There’s also the question of damaging the sanctity of the film & belittle the efforts of its makers. Of all the charges against me and anyone else who has made a Downfall mashup, this is the one I’m willing to acknowledge. Downfall is a great film about a serious subject, heart-breakingly tragic in some bits, and the mashups do the film’s creators and the magnificent Bruno Ganz a disservice. So do get it on DVD if you haven’t already (it’s just a fiver from Amazon).
Finally there was the question of whether it was really worth my time. And I did mull this. But in the end I think it was worth it. After all, given the leak I could have spent the time on an elaborate Google Maps mashup or postcode finder for local members, like some people have. And while initially going “Wow! Awesome!” at the leak, after some introspection I came down against publicising the data in that way; to do so would be an implicit encouragement of people to find where their local petty fascist lives. From there it’s not far from dogshit being shoved through their letterbox, or physical violence, and any self-respecting anti-fascist shouldn’t be even thinking stooping to their levels.

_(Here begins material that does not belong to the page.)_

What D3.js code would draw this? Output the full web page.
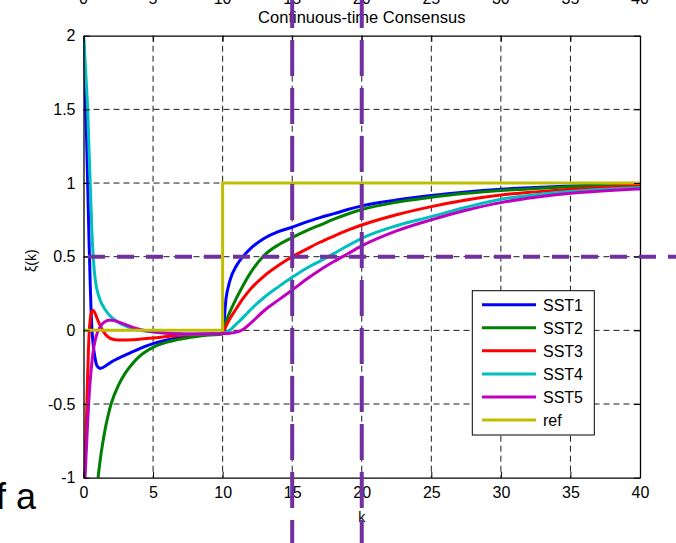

Instead, for once, pointing and laughing is the right thing to do. As Joe put it on Metafilter: “We confront fascism in the same way we confront every threat to our freedom and our way of life: We point and laugh at it.” Let’s mock an organisation barely capable of running itself and questioning their suitability to run a bath, let alone a country, in whatever way you can – Lolcats and Downfall mashups included. It’s easy to dismiss the likes of B3ta and 4chan as timewasters but sometimes following their lead is exactly what we should be doing.
Clive Nosemonkey originally made that joke & I’ve shamelessly stolen it as I liked it so much.